R-Evolution is a thoughtful survey of The Doors’ music in video form, without any annoying voice-overs or other superfluous content. It’s just the videos. And as the liner notes make clear, the pointedly chronological organization of the clips emphasizes how the band started out “playing the game” (see performances on American Bandstand – Clark again! – from 1967), but quickly asserted control of their product and made more abstract, idiosyncratic films that fit with what we today recognize as the Doors aesthetic.

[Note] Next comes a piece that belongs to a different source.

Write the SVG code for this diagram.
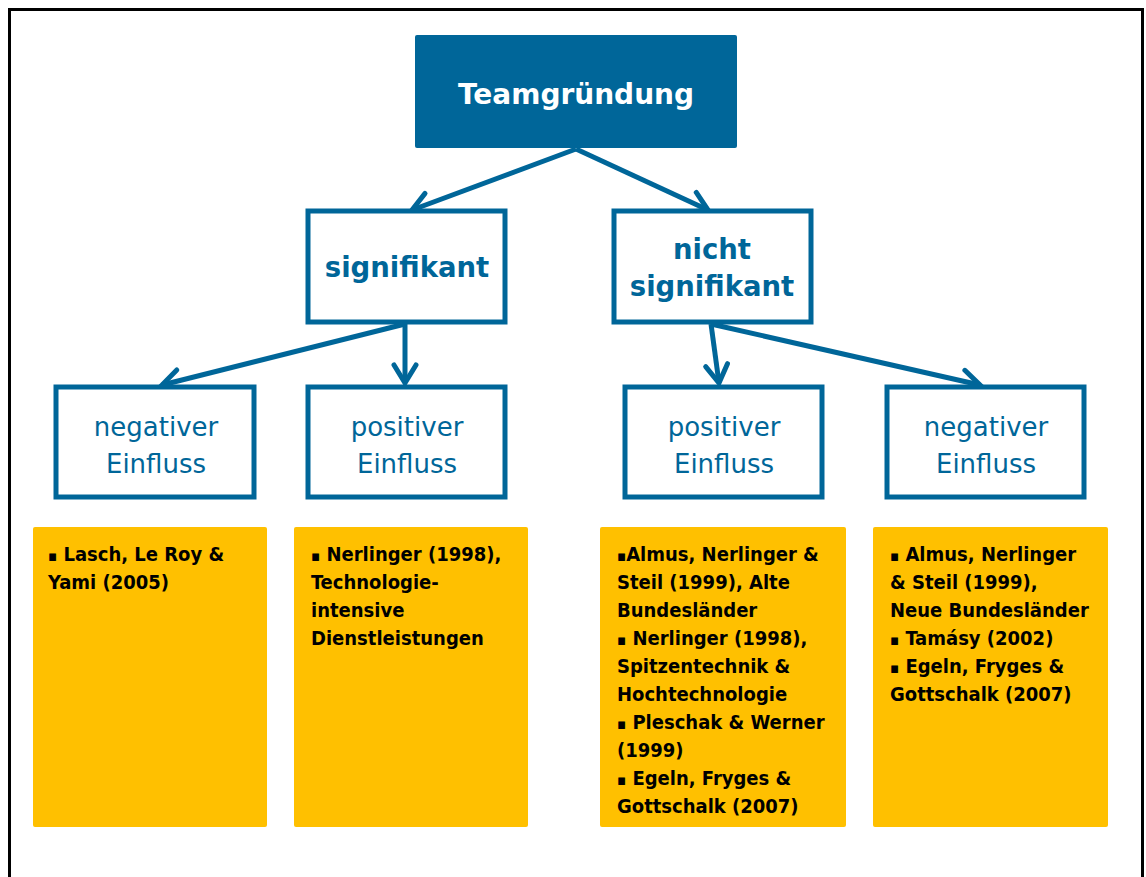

The sourcing of these clips is exceptional, and the quality beats the hell out of anything that circulated among (cough) bootleg collectors. Trust me on this. Clips from Murray the K‘s TV show, Jonathan Winters‘ show, and various European musical programs have an undeniable kitsch factor (“Light My Fire” on Malibu U features a setting inspired by a laughable, wrongheadedly literal interpretation of the lyric, and must be seen to be believed).
But the later material is – as it should be – odd and much more Doors-y. Music films produced by the band themselves lean more on live footage and in-studio clips than any sort of pantomiming by the band. And even the 1980s clips – made to take advantage of the medium’s ascendancy in the age of MTV – are fascinating if a bit dated.
The copious bonus material on R-Evolution rounds out an excellent disc that deserves to be a part of any serious 60s music fan’s collection.